(Task to complete):
Identify every line in the records below that contains the word "with", and reproduce each one.

(Extracted entries):
┄┄┄┄┄┄

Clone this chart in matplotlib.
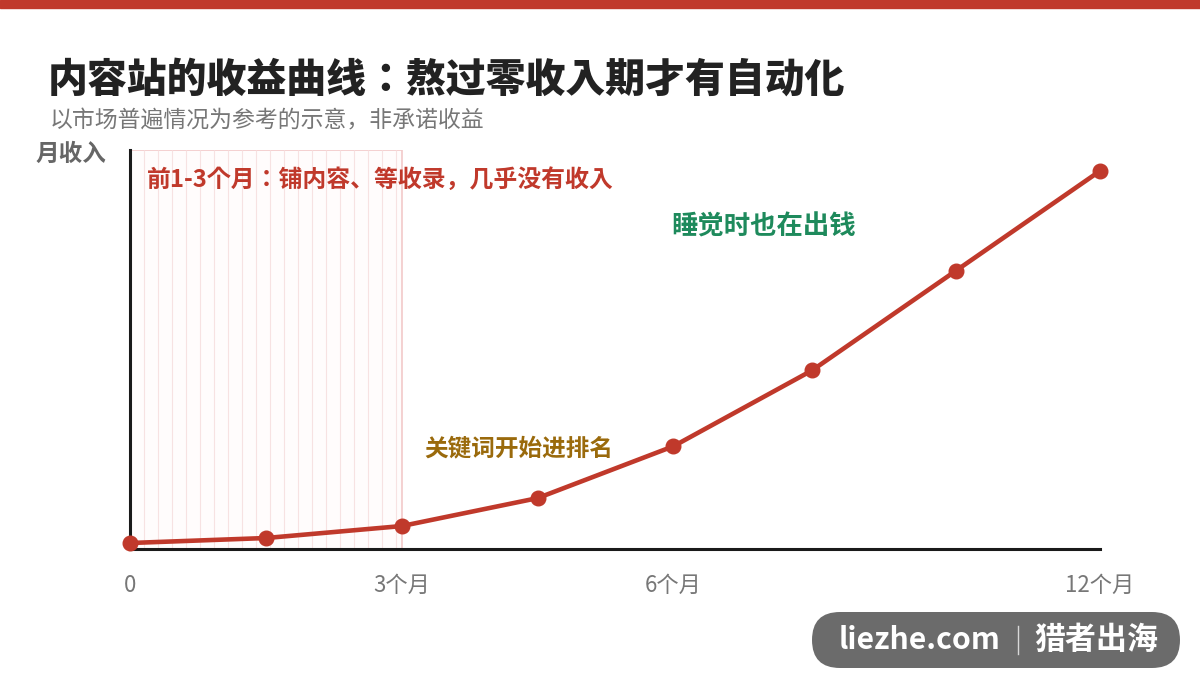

┄┄┄┄┄┄

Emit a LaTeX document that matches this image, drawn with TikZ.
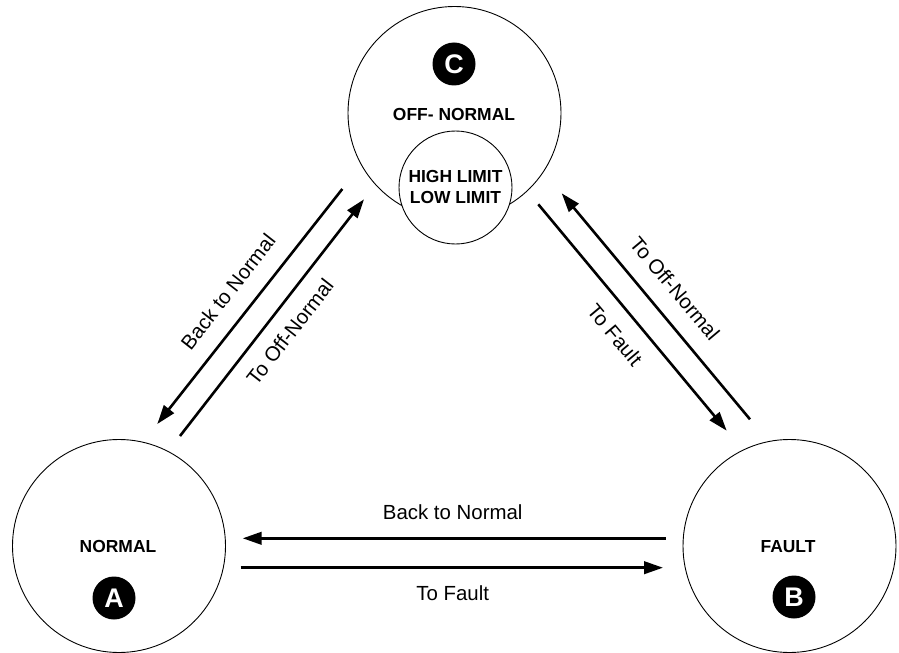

┄┄┄┄┄┄

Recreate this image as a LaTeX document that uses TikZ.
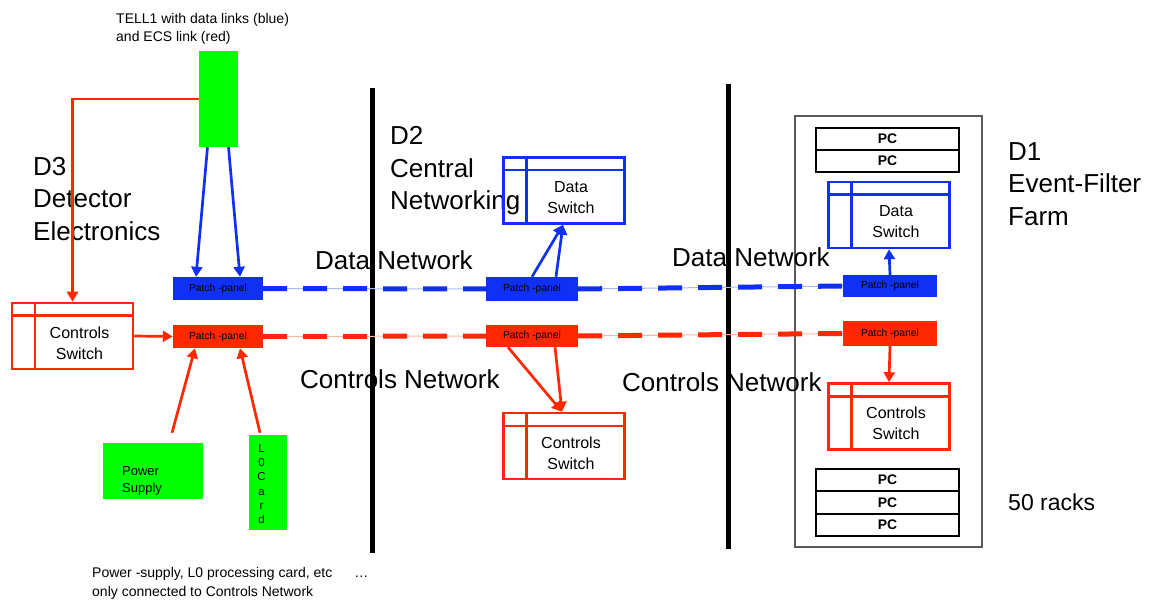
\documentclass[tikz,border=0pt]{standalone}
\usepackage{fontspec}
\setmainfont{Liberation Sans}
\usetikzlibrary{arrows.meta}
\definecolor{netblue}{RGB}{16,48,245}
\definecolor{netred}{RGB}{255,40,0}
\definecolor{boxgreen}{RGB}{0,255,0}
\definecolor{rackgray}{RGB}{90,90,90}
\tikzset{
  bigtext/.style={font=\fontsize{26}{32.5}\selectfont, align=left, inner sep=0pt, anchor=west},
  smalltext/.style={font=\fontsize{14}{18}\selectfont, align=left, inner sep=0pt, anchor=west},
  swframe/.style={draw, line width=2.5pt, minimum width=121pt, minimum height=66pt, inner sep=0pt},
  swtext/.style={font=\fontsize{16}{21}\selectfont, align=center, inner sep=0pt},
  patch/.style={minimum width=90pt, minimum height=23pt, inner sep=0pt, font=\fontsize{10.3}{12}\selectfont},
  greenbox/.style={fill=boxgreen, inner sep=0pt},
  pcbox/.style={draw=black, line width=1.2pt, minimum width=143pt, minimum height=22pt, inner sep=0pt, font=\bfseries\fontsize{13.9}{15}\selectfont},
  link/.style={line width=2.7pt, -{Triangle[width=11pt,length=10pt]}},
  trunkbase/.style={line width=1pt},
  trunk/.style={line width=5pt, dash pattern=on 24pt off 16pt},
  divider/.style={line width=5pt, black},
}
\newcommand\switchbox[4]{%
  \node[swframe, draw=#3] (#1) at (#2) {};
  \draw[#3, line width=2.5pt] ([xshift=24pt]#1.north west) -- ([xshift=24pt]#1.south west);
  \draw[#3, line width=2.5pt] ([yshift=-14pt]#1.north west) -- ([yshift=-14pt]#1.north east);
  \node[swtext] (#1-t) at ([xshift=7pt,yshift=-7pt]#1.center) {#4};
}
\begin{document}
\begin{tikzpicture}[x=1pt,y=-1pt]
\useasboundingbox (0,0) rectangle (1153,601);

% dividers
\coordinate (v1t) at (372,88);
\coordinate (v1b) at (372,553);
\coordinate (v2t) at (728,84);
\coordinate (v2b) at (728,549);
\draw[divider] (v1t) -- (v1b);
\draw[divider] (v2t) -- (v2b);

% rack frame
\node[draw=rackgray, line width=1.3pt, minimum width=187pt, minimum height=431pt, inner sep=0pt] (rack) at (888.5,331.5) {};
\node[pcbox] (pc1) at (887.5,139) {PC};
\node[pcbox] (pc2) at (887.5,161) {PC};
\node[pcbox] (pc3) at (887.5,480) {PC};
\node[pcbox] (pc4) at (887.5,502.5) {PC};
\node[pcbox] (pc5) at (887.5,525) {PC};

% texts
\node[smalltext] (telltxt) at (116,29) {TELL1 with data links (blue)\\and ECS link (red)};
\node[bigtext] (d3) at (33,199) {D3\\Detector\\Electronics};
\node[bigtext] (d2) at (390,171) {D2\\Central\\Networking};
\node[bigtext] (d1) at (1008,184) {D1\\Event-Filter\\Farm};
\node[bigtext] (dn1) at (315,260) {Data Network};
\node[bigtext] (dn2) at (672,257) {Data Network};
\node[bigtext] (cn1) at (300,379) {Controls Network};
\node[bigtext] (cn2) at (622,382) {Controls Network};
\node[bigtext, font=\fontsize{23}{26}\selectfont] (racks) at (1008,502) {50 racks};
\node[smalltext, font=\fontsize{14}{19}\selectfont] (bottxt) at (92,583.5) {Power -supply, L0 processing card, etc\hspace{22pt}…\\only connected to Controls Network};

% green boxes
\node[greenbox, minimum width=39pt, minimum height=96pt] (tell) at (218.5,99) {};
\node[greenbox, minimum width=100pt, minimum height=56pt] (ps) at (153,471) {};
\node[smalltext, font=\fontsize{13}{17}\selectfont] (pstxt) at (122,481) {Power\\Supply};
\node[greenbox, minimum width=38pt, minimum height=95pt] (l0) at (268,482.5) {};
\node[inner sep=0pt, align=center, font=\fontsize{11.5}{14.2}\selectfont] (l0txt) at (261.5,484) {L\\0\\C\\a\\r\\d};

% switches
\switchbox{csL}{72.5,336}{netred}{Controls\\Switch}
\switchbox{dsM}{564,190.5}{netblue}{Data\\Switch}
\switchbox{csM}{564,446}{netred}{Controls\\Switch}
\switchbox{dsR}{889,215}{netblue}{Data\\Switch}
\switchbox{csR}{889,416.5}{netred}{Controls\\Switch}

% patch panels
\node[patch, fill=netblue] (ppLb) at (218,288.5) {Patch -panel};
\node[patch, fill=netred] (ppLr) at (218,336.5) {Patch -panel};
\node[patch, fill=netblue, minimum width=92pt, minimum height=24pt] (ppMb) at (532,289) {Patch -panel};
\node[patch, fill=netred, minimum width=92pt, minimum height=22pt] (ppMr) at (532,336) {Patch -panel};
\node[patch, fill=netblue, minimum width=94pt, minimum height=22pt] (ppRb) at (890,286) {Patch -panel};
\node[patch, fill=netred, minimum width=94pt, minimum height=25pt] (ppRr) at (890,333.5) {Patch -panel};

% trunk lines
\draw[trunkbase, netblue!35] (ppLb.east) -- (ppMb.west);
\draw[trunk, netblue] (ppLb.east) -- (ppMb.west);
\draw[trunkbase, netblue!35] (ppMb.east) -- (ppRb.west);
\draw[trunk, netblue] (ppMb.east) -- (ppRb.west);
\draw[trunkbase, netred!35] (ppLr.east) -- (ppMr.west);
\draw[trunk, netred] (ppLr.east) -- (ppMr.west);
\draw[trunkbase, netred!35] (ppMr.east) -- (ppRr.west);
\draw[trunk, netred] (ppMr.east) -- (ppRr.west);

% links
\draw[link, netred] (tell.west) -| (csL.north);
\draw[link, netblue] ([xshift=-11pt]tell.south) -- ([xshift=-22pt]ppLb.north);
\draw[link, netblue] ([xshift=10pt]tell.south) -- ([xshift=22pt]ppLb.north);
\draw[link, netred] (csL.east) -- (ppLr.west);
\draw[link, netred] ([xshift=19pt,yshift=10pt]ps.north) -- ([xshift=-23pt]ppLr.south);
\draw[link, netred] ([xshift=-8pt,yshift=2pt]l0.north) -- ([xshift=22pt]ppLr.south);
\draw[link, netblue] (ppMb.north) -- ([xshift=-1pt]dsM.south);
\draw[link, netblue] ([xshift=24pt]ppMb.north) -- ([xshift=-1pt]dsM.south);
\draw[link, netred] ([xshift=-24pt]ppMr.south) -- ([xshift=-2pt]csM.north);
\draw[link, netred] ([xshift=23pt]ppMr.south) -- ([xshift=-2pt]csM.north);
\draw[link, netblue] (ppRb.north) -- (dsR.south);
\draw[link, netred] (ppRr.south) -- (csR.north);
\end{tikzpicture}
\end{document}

┄┄┄┄┄┄

(Full answer):
Emit a LaTeX document that matches this image, drawn with TikZ.
\node[smalltext] (telltxt) at (116,29) {TELL1 with data links (blue)\\and ECS link (red)};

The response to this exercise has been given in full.